Origination and re-use of content
It is not just about the creation of new broadcast programmes but also how the value established in the archives can be opened up for the future. Some of the BBC archive team have likened this value to the coal seams established millennia ago whose value could only be recognised when we had the skills to mine them.
Open production methods
One of the most exciting developments is the possibility of truly open video where a number of people can become involved in its production and conclusion and use. There are now entire feature films made through open production methods. Wikipedia is working on an open video system and it is a very exciting development. The source code and all material will be open to be re-edited and re-used, just like the items within Wikipedia itself.
Academic community involvement
This is critical. The wisdom of crowds has to involve the academic community in revealing film and sound material. BBC has to tackle the issue of how it releases the one million items in its cultural archive. At the moment it is locked up within programme definitions – science or natural history or news etc – the BBC needs involvement of communities who can look across the collections and say what theme they are interested in – transport, biodiversity and so on – so the collections can be broken down and tagged. The BBC needs that involvement otherwise the release of archive becomes nothing more than release of old programmes you missed 20 years ago.
Enabling structures
We need to be able to deliver trends and developments. The Open University was created in the late 1960s. If it was rebuilt today it would not be a bricks and mortar institution to deliver distance learning and media. Today’s enabling structures have to be lightweight and build in the ability to enable and involve their audience.
Paul mentioned Steeple, a collaboration across universities to form a portal aggregation of material from Oxford, Cambridge, OU and UCL:
“It is a vision of what might be the future of work to similar standards and metadata and working together and aggregate material across different institutions to allow institutions to encode and deliver the material efficiently and quickly.”
A delegate in the audience from UCL said that he was involved in a Steeple pilot project with film students. The issues was that while they could see material on the web, the students wanted to put it on their iPods and download it, play it. “We’ve got to get it on iTunes U and flash stream it and so on. It’s a big area and the more we can collaborate the better,” he said.
“This is a pivotal moment in film and sound – how can we cascade out all the good things that are being down to the sector as a whole so that people can be learn quickly?
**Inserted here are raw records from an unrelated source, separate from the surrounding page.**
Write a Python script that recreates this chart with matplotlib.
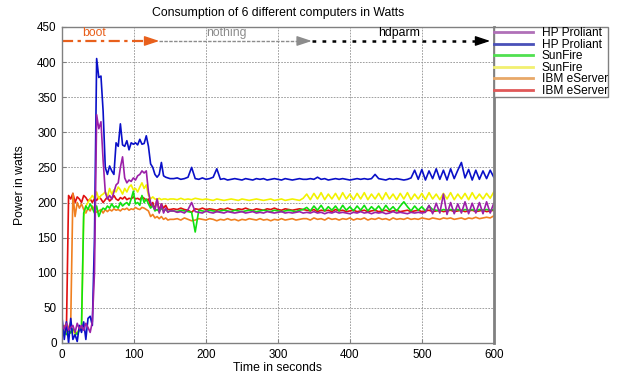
import numpy as np
import matplotlib
matplotlib.use("Agg")
import matplotlib.pyplot as plt
from matplotlib.lines import Line2D

plt.rcParams['font.family'] = ['Liberation Sans', 'DejaVu Sans']

# sampling grid: dense during boot, coarser while idle, zig-zag during hdparm
t = np.concatenate([np.arange(0, 151, 3), np.arange(155, 336, 5), np.arange(340, 601, 5)])

hp1 = [25, 20, 28, 18, 22, 25, 15, 28, 20, 25,
       18, 28, 22, 15, 30, 100, 325, 305, 315, 260,
       215, 205, 210, 205, 215, 225, 228, 250, 265, 235,
       228, 232, 230, 235, 232, 238, 240, 245, 242, 245,
       215, 200, 195, 190, 205, 185, 198, 185, 192, 186,
       188,
       188, 186, 187, 185, 190, 200, 187, 186, 185, 188,
       186, 185, 187, 186, 185, 187, 186, 185, 186, 187,
       185, 186, 187, 185, 186, 185, 187, 186, 185, 186,
       187, 185, 186, 185, 186, 187, 185,
       186, 185, 187, 185, 186, 184, 186, 185, 187, 185,
       186, 185, 184, 186, 185, 187, 185, 186, 184, 186,
       185, 186, 184, 185, 187, 185, 186, 185, 184, 186,
       185, 186, 185, 186, 196, 184, 199, 185, 212, 183,
       200, 184, 198, 185, 201, 184, 199, 185, 200, 184,
       201, 185, 199]

hp2 = [35, 5, 30, 0, 35, 5, 12, 2, 25, 15,
       30, 5, 35, 38, 25, 150, 405, 378, 380, 330,
       250, 240, 252, 245, 240, 285, 280, 312, 282, 280,
       288, 275, 285, 283, 285, 282, 290, 283, 284, 295,
       280, 255, 250, 240, 236, 240, 257, 238, 236, 235,
       234,
       234, 235, 233, 234, 236, 250, 234, 233, 235, 233,
       234, 236, 248, 233, 234, 232, 233, 234, 233, 232,
       234, 233, 232, 234, 233, 234, 232, 233, 234, 233,
       232, 234, 233, 232, 233, 234, 233,
       233, 234, 233, 236, 233, 234, 232, 233, 234, 233,
       234, 233, 232, 233, 234, 233, 234, 233, 234, 240,
       234, 233, 232, 234, 233, 234, 233, 232, 233, 235,
       246, 233, 247, 232, 245, 234, 248, 233, 246, 232,
       248, 234, 246, 257, 235, 247, 232, 246, 233, 245,
       234, 246, 236]

sun1 = [10, 15, 12, 18, 14, 20, 16, 12, 18, 25,
        185, 195, 190, 198, 192, 185, 195, 180, 188, 192,
        190, 195, 192, 198, 193, 195, 192, 200, 195, 198,
        200, 196, 205, 216, 198, 200, 196, 210, 200, 205,
        198, 192, 196, 188, 190, 187, 192, 188, 190, 187,
        188,
        188, 187, 189, 188, 187, 186, 158, 189, 188, 187,
        189, 188, 187, 188, 189, 188, 187, 189, 188, 187,
        188, 189, 188, 187, 188, 189, 188, 187, 189, 188,
        187, 188, 189, 188, 187, 189, 190,
        193, 188, 195, 189, 196, 188, 194, 189, 195, 188,
        196, 189, 194, 188, 195, 189, 196, 188, 194, 189,
        195, 188, 196, 189, 194, 188, 195, 201, 194, 188,
        195, 189, 194, 188, 195, 190, 189, 188, 190, 189,
        190, 189, 190, 188, 190, 189, 190, 188, 190, 189,
        190, 189, 190]

sun2 = [15, 18, 12, 20, 15, 18, 12, 16, 18, 20,
        180, 195, 200, 205, 210, 205, 215, 205, 210, 212,
        215, 208, 220, 212, 218, 215, 222, 218, 212, 220,
        215, 222, 225, 218, 220, 215, 222, 228, 220, 225,
        210, 205, 208, 205, 204, 206, 204, 205, 205, 204,
        205,
        205, 204, 206, 204, 205, 204, 206, 205, 204, 205,
        204, 203, 205, 204, 203, 204, 205, 204, 203, 205,
        204, 203, 204, 205, 204, 203, 204, 205, 203, 204,
        205, 203, 204, 205, 204, 203, 206,
        212, 204, 213, 205, 214, 204, 212, 205, 213, 204,
        214, 205, 212, 204, 213, 205, 214, 204, 212, 205,
        213, 204, 214, 205, 212, 204, 213, 205, 214, 204,
        212, 205, 213, 204, 214, 205, 212, 204, 213, 205,
        214, 204, 212, 205, 213, 204, 214, 205, 212, 205,
        213, 206, 215]

ibm1 = [20, 25, 15, 22, 30, 213, 180, 200, 192, 198,
        190, 185, 192, 188, 195, 190, 186, 188, 190, 185,
        190, 187, 190, 188, 191, 189, 190, 188, 191, 190,
        192, 189, 191, 190, 193, 191, 190, 193, 192, 190,
        188, 180, 183, 178, 180, 177, 180, 176, 178, 175,
        176,
        176, 177, 175, 178, 176, 174, 175, 177, 176, 175,
        177, 176, 174, 176, 175, 177, 175, 176, 174, 176,
        175, 177, 176, 175, 177, 175, 176, 174, 176, 175,
        177, 175, 176, 177, 175, 176, 177,
        177, 175, 178, 176, 177, 175, 178, 176, 177, 175,
        177, 176, 178, 175, 177, 176, 178, 175, 177, 176,
        178, 176, 177, 175, 178, 176, 177, 176, 178, 176,
        177, 176, 178, 177, 176, 178, 177, 176, 178, 177,
        178, 176, 177, 178, 176, 178, 177, 179, 177, 178,
        179, 178, 181]

ibm2 = [20, 22, 18, 210, 205, 213, 200, 208, 205, 200,
        210, 207, 202, 205, 200, 206, 203, 208, 205, 200,
        204, 208, 202, 205, 210, 205, 203, 207, 205, 208,
        204, 206, 205, 208, 205, 206, 204, 208, 206, 203,
        205, 195, 200, 190, 205, 188, 198, 192, 196, 190,
        190,
        191, 190, 192, 190, 189, 186, 191, 190, 192, 190,
        191, 190, 189, 191, 190, 192, 190, 189, 191, 190,
        192, 190, 189, 191, 190, 189, 191, 190, 192, 190,
        189, 191, 190, 189, 190, 191, 190,
        189, 188, 190, 187, 189, 188, 189, 187, 190, 188,
        189, 187, 188, 189, 187, 188, 189, 187, 188, 189,
        187, 188, 189, 187, 188, 189, 187, 188, 189, 187,
        188, 189, 187, 188, 189, 187, 188, 189, 187, 188,
        189, 187, 188, 189, 187, 188, 189, 187, 188, 189,
        187, 188, 189]

labels = ['HP Proliant', 'HP Proliant', 'SunFire', 'SunFire', 'IBM eServer', 'IBM eServer']
series = [hp1, hp2, sun1, sun2, ibm1, ibm2]
colors = ['#9b20a8', '#0a10c8', '#10e010', '#f2f200', '#f08020', '#e01010']
legend_colors = ['#b070b8', '#4a50b8', '#50e050', '#f2f070', '#e8a868', '#e05858']
draw_order = [5, 4, 3, 2, 1, 0]

phase_labels = ['boot', 'nothing', 'hdparm']
phase_start = [0, 135, 347]
phase_end = [135, 347, 595]
phase_text_x = [45, 228, 469]
phase_colors = ['#e8601c', '#8c8c8c', '#000000']
phase_styles = [(0, (5, 2, 1.5, 2)), (0, (2.5, 1)), (0, (1.5, 2.5))]
phase_widths = [1.6, 1.0, 1.8]
phase_level = 430

for s in series:
    assert len(s) == len(t), len(s)

fig = plt.figure(figsize=(6.18, 3.74), dpi=100)
ax = fig.add_axes([0.1005, 0.083, 0.6985, 0.845])

for i in draw_order:
    ax.plot(t, series[i], color=colors[i], lw=1.2)

for lab, x0, x1, tx, c, ls, w in zip(phase_labels, phase_start, phase_end, phase_text_x,
                                    phase_colors, phase_styles, phase_widths):
    ax.plot([x0, x1 - 8], [phase_level, phase_level], color=c, lw=w, linestyle=ls)
    ax.annotate('', xy=(x1, phase_level), xytext=(x1 - 10, phase_level),
                arrowprops=dict(arrowstyle='-|>,head_length=0.9,head_width=0.3',
                                color=c, lw=1, shrinkA=0, shrinkB=0, mutation_scale=10))
    ax.text(tx, 441, lab, color=c, ha='center', va='center', fontsize=8.8)

ax.set_xlim(0, 600)
ax.set_ylim(0, 450)
ax.set_xticks(range(0, 601, 100))
ax.set_yticks(range(0, 451, 50))
ax.tick_params(direction='in', length=3, color='#808080', labelsize=8.4, pad=4)
ax.grid(True, color='#909090', linestyle=(0, (2, 1.5)), lw=0.6)
ax.set_axisbelow(True)
for sp in ax.spines.values():
    sp.set_color('#808080')
    sp.set_linewidth(1)
ax.spines['right'].set_linewidth(2)

ax.set_xlabel('Time in seconds', fontsize=8.8, labelpad=1)
ax.set_ylabel('Power in watts', fontsize=8.8, labelpad=8)
ax.set_title('Consumption of 6 different computers in Watts', fontsize=8.8, pad=8)

handles = [Line2D([], [], color=c, lw=2) for c in legend_colors]
leg = ax.legend(handles, labels, loc='upper left', bbox_to_anchor=(1.0, 1.0),
                borderaxespad=0, fontsize=8.6, frameon=True, fancybox=False,
                edgecolor='#808080', framealpha=1, handlelength=3.3,
                handletextpad=0.7, labelspacing=-0.04, borderpad=0.02)
leg.get_frame().set_linewidth(1)

fig.savefig('out.png', dpi=100)
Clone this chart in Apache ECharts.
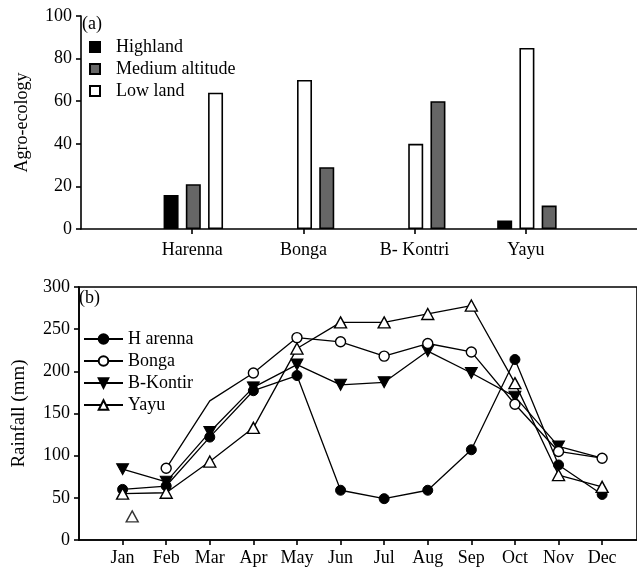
<!DOCTYPE html>
<html><head><meta charset="utf-8">
<script src="https://cdn.jsdelivr.net/npm/echarts@6/dist/echarts.min.js"></script>
<style>html,body{margin:0;padding:0;background:#fff}#c{width:637px;height:569px}</style>
</head><body><div id="c"></div>
<script>
// ---- Panel (a) data ----
const sites = ['Harenna', 'Bonga', 'B- Kontri', 'Yayu'];
const landNames = ['Highland', 'Medium altitude', 'Low land'];
const highland = [16, null, null, 4];
const medium = [21, 29, 60, 11];
const lowland = [64, 70, 40, 85];
const yTicksA = [0, 20, 40, 60, 80, 100];

// ---- Panel (b) data ----
const months = ['Jan', 'Feb', 'Mar', 'Apr', 'May', 'Jun', 'Jul', 'Aug', 'Sep', 'Oct', 'Nov', 'Dec'];
const harenna = [60, 64, 122, 177, 195, 59, 49, 59, 107, 214, 89, 54];
const bonga = [null, 85, 165, 198, 240, 235, 218, 233, 223, 161, 105, 97];
const bKontir = [84, 69, 128, 181, 208, 184, 187, 224, 198, 170, 111, 97];
const yayu = [55, 56, 93, 133, 227, 258, 258, 268, 278, 186, 77, 63];
const yayuExtra = [[1.22, 28]];
const lineNames = ['H arenna', 'Bonga', 'B-Kontir', 'Yayu'];
const yTicksB = [0, 50, 100, 150, 200, 250, 300];

// layout: slot order of bars within each site group (0=left,1=centre,2=right)
const slotFor = (site, land) => {
  if (site === 0) return land;            // H, M, L
  return [0, 2, 1][land];                  // H, L, M
};
const landSeriesData = [highland, medium, lowland];
const barData = (land) => landSeriesData[land]
  .map((v, i) => v == null ? null : [i + 1 + (slotFor(i, land) - 1) * 0.2 + 0.01, v])
  .filter(d => d);

const lineData = (arr, hidden) => arr.map((v, i) => {
  const d = { value: [i + 1, v] };
  if (hidden && hidden.includes(i)) d.symbol = 'none';
  return d;
}).filter(d => d.value[1] != null);

const FONT = 'Liberation Serif';
const txt = { fontFamily: FONT, fontSize: 18, color: '#000' };
const axLine = { show: true, lineStyle: { color: '#000', width: 1.6 } };
const axTick = { show: true, length: 5, lineStyle: { color: '#000', width: 1.6 } };
const barColors = ['#000000', '#666666', '#ffffff'];

const chart = echarts.init(document.getElementById('c'), null, { renderer: 'canvas' });
chart.setOption({
  animation: false,
  backgroundColor: '#fff',
  title: [
    { text: '(a)', left: 82, top: 15, padding: 0, textStyle: { ...txt, fontWeight: 'normal' } },
    { text: '(b)', left: 79, top: 289, padding: 0, textStyle: { ...txt, fontWeight: 'normal' } }
  ],
  grid: [
    { left: 81, right: -4, top: 16, bottom: 340, show: false },
    { left: 79, right: -1, top: 287, bottom: 29, show: true, borderColor: '#000', borderWidth: 1.6, backgroundColor: 'transparent' }
  ],
  legend: [
    {
      orient: 'vertical', left: 89, top: 38, padding: 0, itemWidth: 10, itemHeight: 10, itemGap: 4,
      icon: 'rect', textStyle: { ...txt, padding: [0, 0, 0, 11] }, data: landNames
    },
    {
      orient: 'vertical', left: 83, top: 330, padding: 0, itemWidth: 39, itemHeight: 12, itemGap: 4,
      textStyle: txt, data: lineNames
    }
  ],
  xAxis: [
    {
      gridIndex: 0, type: 'value', min: 0, max: 5, interval: 1, splitLine: { show: false },
      axisLine: axLine,
      axisTick: { ...axTick, customValues: [1, 2, 3, 4] },
      axisLabel: { ...txt, margin: 12, customValues: [1, 2, 3, 4], formatter: v => sites[v - 1] || '' }
    },
    {
      gridIndex: 1, type: 'value', min: 0, max: 12.8, interval: 1, splitLine: { show: false },
      axisLine: axLine,
      axisTick: { ...axTick, customValues: months.map((m, i) => i + 1) },
      axisLabel: { ...txt, margin: 9, customValues: months.map((m, i) => i + 1), formatter: v => months[v - 1] || '' }
    }
  ],
  yAxis: [
    {
      gridIndex: 0, type: 'value', min: 0, max: 100, interval: 20, splitLine: { show: false },
      name: 'Agro-ecology', nameLocation: 'middle', nameGap: 50, nameRotate: 90,
      nameTextStyle: txt,
      axisLine: axLine, axisTick: axTick,
      axisLabel: { ...txt, margin: 9, customValues: yTicksA }
    },
    {
      gridIndex: 1, type: 'value', min: 0, max: 300, interval: 50, splitLine: { show: false },
      name: 'Rainfall (mm)', nameLocation: 'middle', nameGap: 50, nameRotate: 90,
      nameTextStyle: { ...txt, fontSize: 19 },
      axisLine: axLine, axisTick: axTick,
      axisLabel: { ...txt, margin: 9, customValues: yTicksB }
    }
  ],
  series: [
    ...landNames.map((name, k) => ({
      name, type: 'bar', xAxisIndex: 0, yAxisIndex: 0, barWidth: 15, barGap: '-100%',
      itemStyle: { color: barColors[k], borderColor: '#000', borderWidth: 1.6 },
      data: barData(k)
    })),
    {
      name: 'H arenna', type: 'line', xAxisIndex: 1, yAxisIndex: 1,
      symbol: 'circle', symbolSize: 10,
      lineStyle: { color: '#000', width: 1.3 },
      itemStyle: { color: '#000', borderColor: '#000', borderWidth: 1 },
      data: lineData(harenna)
    },
    {
      name: 'B-Kontir', type: 'line', xAxisIndex: 1, yAxisIndex: 1,
      symbol: 'triangle', symbolSize: [12, 11], symbolRotate: 180,
      lineStyle: { color: '#000', width: 1.3 },
      itemStyle: { color: '#000', borderColor: '#000', borderWidth: 1 },
      data: lineData(bKontir, [11])
    },
    {
      name: 'Bonga', type: 'line', xAxisIndex: 1, yAxisIndex: 1,
      symbol: 'circle', symbolSize: 10,
      lineStyle: { color: '#000', width: 1.3 },
      itemStyle: { color: '#fff', borderColor: '#000', borderWidth: 1.4 },
      data: lineData(bonga, [2])
    },
    {
      name: 'Yayu', type: 'line', xAxisIndex: 1, yAxisIndex: 1,
      symbol: 'triangle', symbolSize: [12, 11],
      lineStyle: { color: '#000', width: 1.3 },
      itemStyle: { color: '#fff', borderColor: '#000', borderWidth: 1.4 },
      data: lineData(yayu)
    },
    {
      name: 'Yayu extra', type: 'scatter', xAxisIndex: 1, yAxisIndex: 1,
      symbol: 'triangle', symbolSize: [12, 11],
      itemStyle: { color: '#fff', borderColor: '#000', borderWidth: 1.4 },
      data: yayuExtra
    }
  ]
});
</script>
</body></html>
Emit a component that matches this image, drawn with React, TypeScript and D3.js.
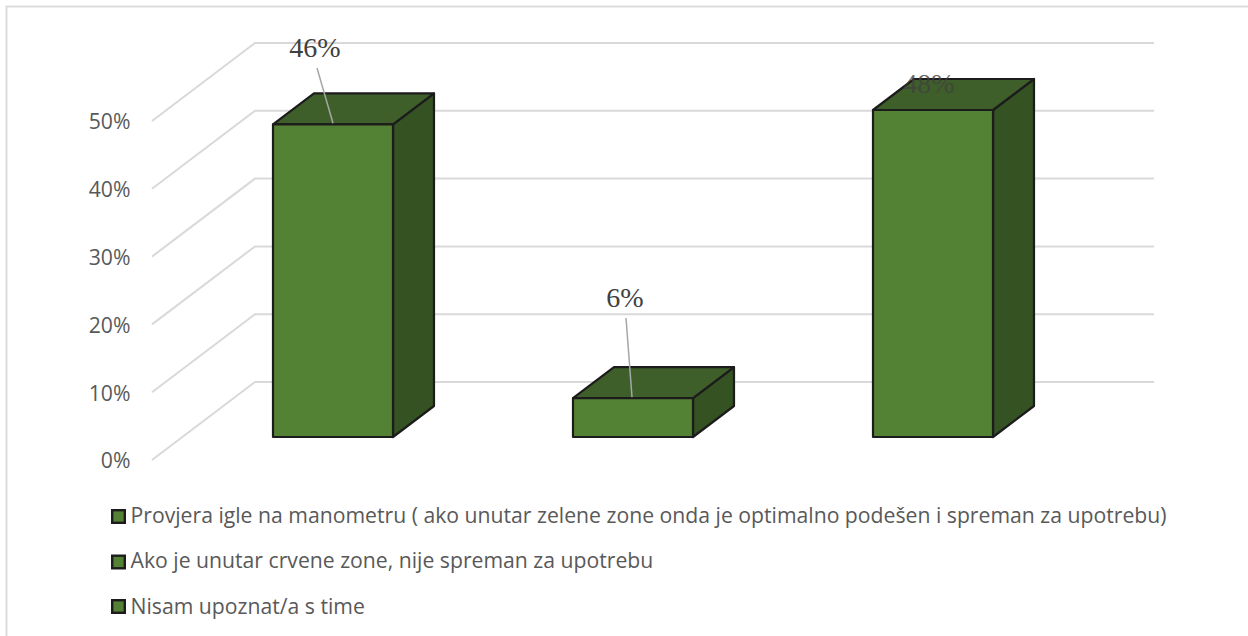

For the students of the future, multimedia will be their way of working. We will not distract them from Facebook unless we can offer a more compelling experience,” added Catherine Grout
An example of how JISC can help was offered by Zak Mensah from JISC Digital Media (formerly TASI), a service to help further and higher education with all their digital media needs. It has an email helpdesk plus training workshops, blog, advice papers, and consultancy.